## EXERCISE BRIEF
Extract the lines of the material below, beginning with the first and ending with the line that holds "XAxis, YAxis, CartesianGrid". Skip every picture.

## DATA BLOCK
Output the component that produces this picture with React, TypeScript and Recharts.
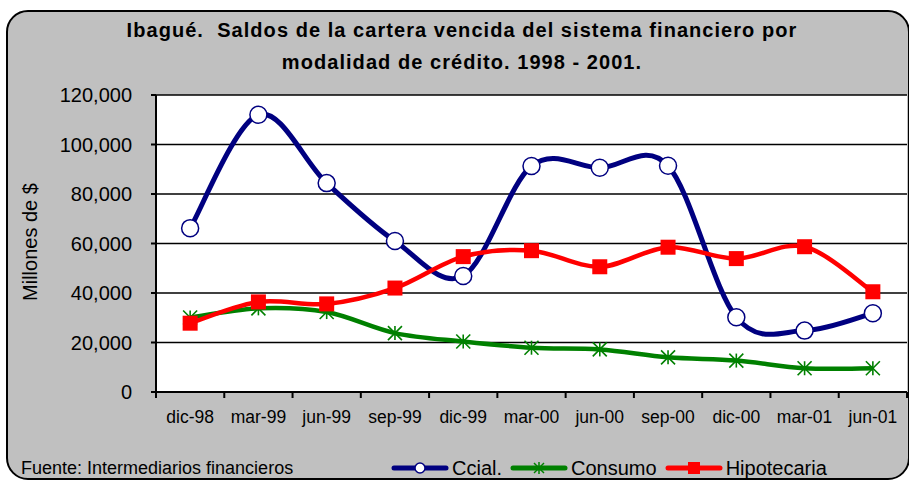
import { LineChart, Line, XAxis, YAxis, CartesianGrid } from "recharts"

const months = ["dic-98", "mar-99", "jun-99", "sep-99", "dic-99", "mar-00", "jun-00", "sep-00", "dic-00", "mar-01", "jun-01"]
const ccial = [66200, 112000, 84400, 61000, 46900, 91300, 90600, 91400, 30200, 24800, 31800]
const consumo = [30100, 33800, 32300, 23800, 20400, 17900, 17200, 14000, 12700, 9600, 9600]
const hipotecaria = [27800, 36400, 35600, 42000, 54700, 57100, 50600, 58500, 53900, 58700, 40500]
const yTicks = [0, 20000, 40000, 60000, 80000, 100000, 120000]

const data = months.map((month, i) => ({
  month,
  ccial: ccial[i],
  consumo: consumo[i],
  hipotecaria: hipotecaria[i],
}))

const FONT = '"Liberation Sans", Arial, sans-serif'
const NAVY = "#000080"
const GREEN = "#008000"
const RED = "#FF0000"

// Excel-like smoothing (Catmull-Rom through the points)
function excelSmooth(context: any) {
  let pts: number[][] = []
  return {
    areaStart() {},
    areaEnd() {},
    lineStart() {
      pts = []
    },
    point(x: number, y: number) {
      pts.push([+x, +y])
    },
    lineEnd() {
      if (!pts.length) return
      context.moveTo(pts[0][0], pts[0][1])
      for (let k = 0; k < pts.length - 1; k++) {
        const p0 = pts[k - 1] || pts[k]
        const p1 = pts[k]
        const p2 = pts[k + 1]
        const p3 = pts[k + 2] || p2
        context.bezierCurveTo(
          p1[0] + (p2[0] - p0[0]) / 6,
          p1[1] + (p2[1] - p0[1]) / 6,
          p2[0] - (p3[0] - p1[0]) / 6,
          p2[1] - (p3[1] - p1[1]) / 6,
          p2[0],
          p2[1]
        )
      }
    },
  }
}

// month label at the band centre, tick marks on the band edges (Excel style)
const MonthTick = (p: any) => {
  const n = p.visibleTicksCount || months.length
  const half = p.width / n / 2
  const last = p.index === n - 1
  return (
    <g>
      <line x1={p.x - half} y1={p.y} x2={p.x - half} y2={p.y + 6} stroke="#000" strokeWidth={2} />
      {last && <line x1={p.x + half} y1={p.y} x2={p.x + half} y2={p.y + 6} stroke="#000" strokeWidth={2} />}
      <text x={p.x} y={p.y + 19} dy="0.71em" textAnchor="middle" fill="#000" fontSize={17.5} fontFamily={FONT}>
        {p.payload.value}
      </text>
    </g>
  )
}

const CircleDot = (p: any) =>
  p.cx == null ? null : <circle key={p.index} cx={p.cx} cy={p.cy} r={8.5} fill="#fff" stroke={NAVY} strokeWidth={1.5} />

const StarDot = (p: any) => {
  if (p.cx == null) return null
  const s = 7
  return (
    <g key={p.index} stroke={GREEN} strokeWidth={1.6}>
      <line x1={p.cx} y1={p.cy - s} x2={p.cx} y2={p.cy + s} />
      <line x1={p.cx - s} y1={p.cy - s} x2={p.cx + s} y2={p.cy + s} />
      <line x1={p.cx - s} y1={p.cy + s} x2={p.cx + s} y2={p.cy - s} />
    </g>
  )
}

const SquareDot = (p: any) =>
  p.cx == null ? null : <rect key={p.index} x={p.cx - 7.5} y={p.cy - 7.5} width={15} height={15} fill={RED} />

function LegendIcon({ color, marker }: { color: string; marker: string }) {
  return (
    <svg width={58} height={16} style={{ display: "block" }}>
      <line x1={3} y1={8} x2={55} y2={8} stroke={color} strokeWidth={5} strokeLinecap="round" />
      {marker === "circle" && <circle cx={29} cy={8} r={5} fill="#fff" stroke={color} strokeWidth={1.5} />}
      {marker === "star" && (
        <g stroke={color} strokeWidth={1.5}>
          <line x1={29} y1={2} x2={29} y2={14} />
          <line x1={24} y1={3} x2={34} y2={13} />
          <line x1={24} y1={13} x2={34} y2={3} />
        </g>
      )}
      {marker === "square" && <rect x={23} y={2} width={12} height={12} fill={color} />}
    </svg>
  )
}

const legendItems = [
  { name: "Ccial.", color: NAVY, marker: "circle" },
  { name: "Consumo", color: GREEN, marker: "star" },
  { name: "Hipotecaria", color: RED, marker: "square" },
]

export default function App() {
  return (
    <div style={{ position: "absolute", left: 0, top: 0, width: 909, height: 480, background: "#fff", overflow: "hidden", fontFamily: FONT }}>
      <div
        style={{
          position: "absolute",
          left: 6,
          top: 10,
          width: 900,
          height: 466,
          background: "#C0C0C0",
          border: "2px solid #000",
          borderRadius: 22,
        }}
      />
      <div style={{ position: "absolute", left: 0, top: 0 }}>
        <LineChart width={909} height={480} data={data} margin={{ top: 95, right: 2, bottom: 48, left: 96 }}>
          <CartesianGrid vertical={false} stroke="#000" strokeWidth={1.5} fill="#fff" fillOpacity={1} />
          <XAxis
            dataKey="month"
            scale="band"
            interval={0}
            tickLine={false}
            axisLine={{ stroke: "#000", strokeWidth: 2 }}
            tickSize={0}
            tickMargin={0}
            height={40}
            tick={<MonthTick />}
          />
          <YAxis
            domain={[0, 120000]}
            ticks={yTicks}
            interval={0}
            tickFormatter={(v: number) => v.toLocaleString("en-US")}
            width={60}
            tickSize={5}
            tickMargin={19}
            tickLine={{ stroke: "#000", strokeWidth: 2 }}
            axisLine={{ stroke: "#000", strokeWidth: 2 }}
            tick={{ fill: "#000", fontSize: 20, fontFamily: FONT }}
          />
          <YAxis
            yAxisId="right"
            orientation="right"
            domain={[0, 120000]}
            allowDataOverflow
            width={0}
            tick={false}
            tickLine={false}
            axisLine={{ stroke: "#000", strokeWidth: 2 }}
          />
          <Line dataKey="ccial" name="Ccial." type={excelSmooth as any} stroke={NAVY} strokeWidth={5} dot={CircleDot} activeDot={false} isAnimationActive={false} />
          <Line dataKey="consumo" name="Consumo" type={excelSmooth as any} stroke={GREEN} strokeWidth={4.5} dot={StarDot} activeDot={false} isAnimationActive={false} />
          <Line dataKey="hipotecaria" name="Hipotecaria" type={excelSmooth as any} stroke={RED} strokeWidth={4.5} dot={SquareDot} activeDot={false} isAnimationActive={false} />
        </LineChart>
      </div>
      <div
        style={{
          position: "absolute",
          left: 0,
          width: 924,
          top: 14,
          textAlign: "center",
          fontWeight: "bold",
          fontSize: 20,
          lineHeight: "32px",
          letterSpacing: 1.05,
          color: "#000",
        }}
      >
        <div style={{ whiteSpace: "pre" }}>{"Ibagué.  Saldos de la cartera vencida del sistema financiero por"}</div>
        <div>modalidad de crédito. 1998 - 2001.</div>
      </div>
      <div
        style={{
          position: "absolute",
          left: 30,
          top: 242,
          transform: "translate(-50%, -50%) rotate(-90deg)",
          fontSize: 20,
          whiteSpace: "nowrap",
          color: "#000",
        }}
      >
        Millones de $
      </div>
      <div style={{ position: "absolute", left: 21, top: 457, fontSize: 18, lineHeight: "22px", color: "#000", whiteSpace: "nowrap" }}>
        Fuente: Intermediarios financieros
      </div>
      <div style={{ position: "absolute", left: 391, top: 456, display: "flex", alignItems: "center", height: 24 }}>
        {legendItems.map((it) => (
          <div key={it.name} style={{ display: "flex", alignItems: "center", marginRight: 8 }}>
            <LegendIcon color={it.color} marker={it.marker} />
            <span style={{ fontSize: 20, marginLeft: 3, color: "#000", whiteSpace: "nowrap" }}>{it.name}</span>
          </div>
        ))}
      </div>
    </div>
  )
}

## FULL OUTPUT
Output the component that produces this picture with React, TypeScript and Recharts.
import { LineChart, Line, XAxis, YAxis, CartesianGrid } from "recharts"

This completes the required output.